Dear Oakridge Family,

At Oakridge, we talk a lot about the importance of Character, and for good reason—it is the bedrock of everything we do. But there is a second, equally vital piece of the puzzle that we focus on every single day: Confidence.

If character is the foundation, then confidence is the engine that actually moves a student forward. However, we have to be careful about how we define that word. In a world of social media filters and "fake it ‘til you make it" mentality, confidence is often mistaken for being the loudest person in the room or, worse, a sort of unearned arrogance. At Oakridge, we are looking for something much deeper and more durable. We’re interested in competence-based confidence.

We all see the pressure our kids are under today. Between the curated perfection of social media and the intense "high-stakes" pressure to never fail, it’s no wonder adolescent anxiety is at an all-time high. This environment often creates a fragile kind of success—students who do great as long as the path is smooth, but who feel like they’re crumbling the moment they hit a pothole.

True confidence is the antidote to that anxiety. It isn’t a voice that says "I’m the best"; it’s a quiet, steady internal belief that says, "I am capable." It’s the mindset that says, "I might not know the answer right now, but I have the grit to figure it out."
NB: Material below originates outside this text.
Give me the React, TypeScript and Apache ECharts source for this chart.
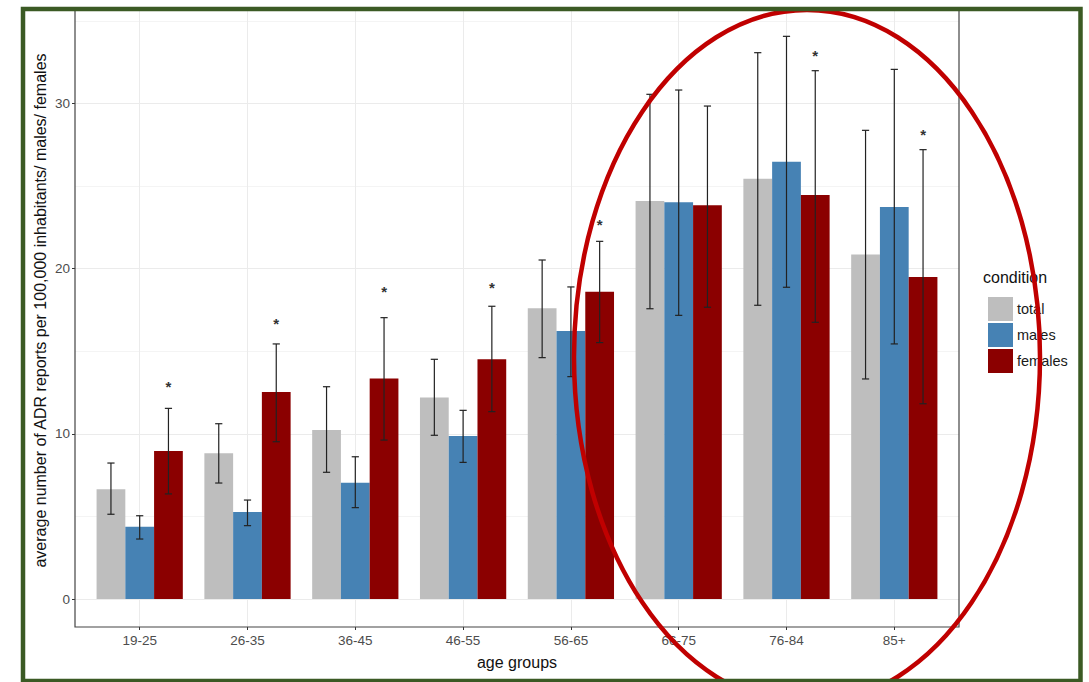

This kind of confidence can’t be handed to a student as a gift; it has to be earned. We see it happen in those small, tough moments: the geometry student who wrestles with a proof for three days before the "aha" moment finally hits, the athlete who misses the big shot but spends the whole summer in the gym getting ready for next year, or the artist who feels the fear of a blank canvas but picks up the brush anyway.

When our teachers challenge your children, we aren’t just being "tough." We are intentionally creating the "friction" they need to grow. Every time a student overcomes a real challenge, they are making a deposit into their own internal bank account of competence.

Ultimately, we want our graduates to walk onto a college campus with a mindset that allows them to handle the intensity of a college course. When a professor assigns a massive research paper on a topic they’ve never heard of, we want an Oakridge graduate to think, "I’ve been in deep water before, and I know how to swim. I can handle this." Academic excellence gets them in the door, and character keeps them in the room—but it’s confidence that gives them the courage to speak up, lead, and innovate once they are there. For us as educators, that means knowing when to step in and support, but also knowing when to step back and let a student feel the weight of a challenge. It’s that weight, after all, that builds the muscle.

Thank you for partnering with us as we help your children build a confidence that will last a lifetime.